One basic way to honor someone is to listen to them.  I spoke earlier of listening to the wisdom of the past from our mothers, but listening to our mothers also involves the present tense, the voice today as well as the words from yesteryear.  And sometimes it is not easy to find a way to listen.  One’s mother is far away and in a different life place.  Mom is not well and unable to communicate.  The scourge of Altzheimers has removed so many of our mothers from their right minds, and left someone who not only is confused about us, but who we find confusing – where is the mother we trusted to be there and always comfortingly the same?

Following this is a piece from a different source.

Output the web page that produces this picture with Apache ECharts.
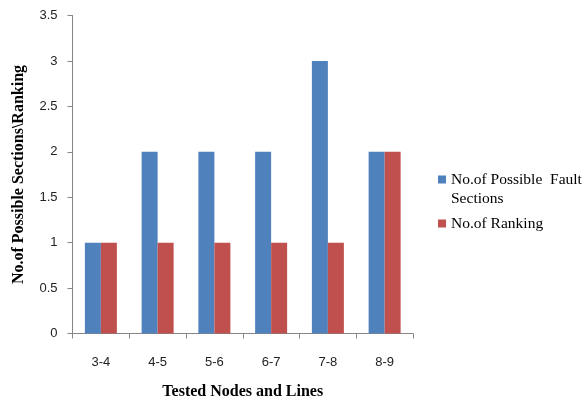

Carl Scovel, a retired UU minister and one of my mentors, wrote a few times about his own mother’s retreat into Altzheimer’s, which progressed to that disturbing place where she could not experience her own dear husband’s death.  Yet Myra Scovel was able to give the family a blessing at a reunion the year after Carl’s father died.  She surprised everyone by standing up to make a speech – she who could no longer connect ideas together coherently.  And it was a bit unusual as talks go, even more colorful than my mother’s sayings, but she managed to say “thank you” clearly and in many ways.  She was able to tell them of the great happiness they had given her, and her great hope that they would have such happiness and joy in their lives.  Carl says it was “her last blessing.”

He heard that blessing, and so did his family, because they opened up a space to listen to their aging and infirm mother.  She was included in the family gathering, even though it was a chore to do so.  Being present and listening is the simple, sometimes difficult, yet amazing gift of honor that we give our mothers, our fathers, our elders, our children.  So may we blessed be.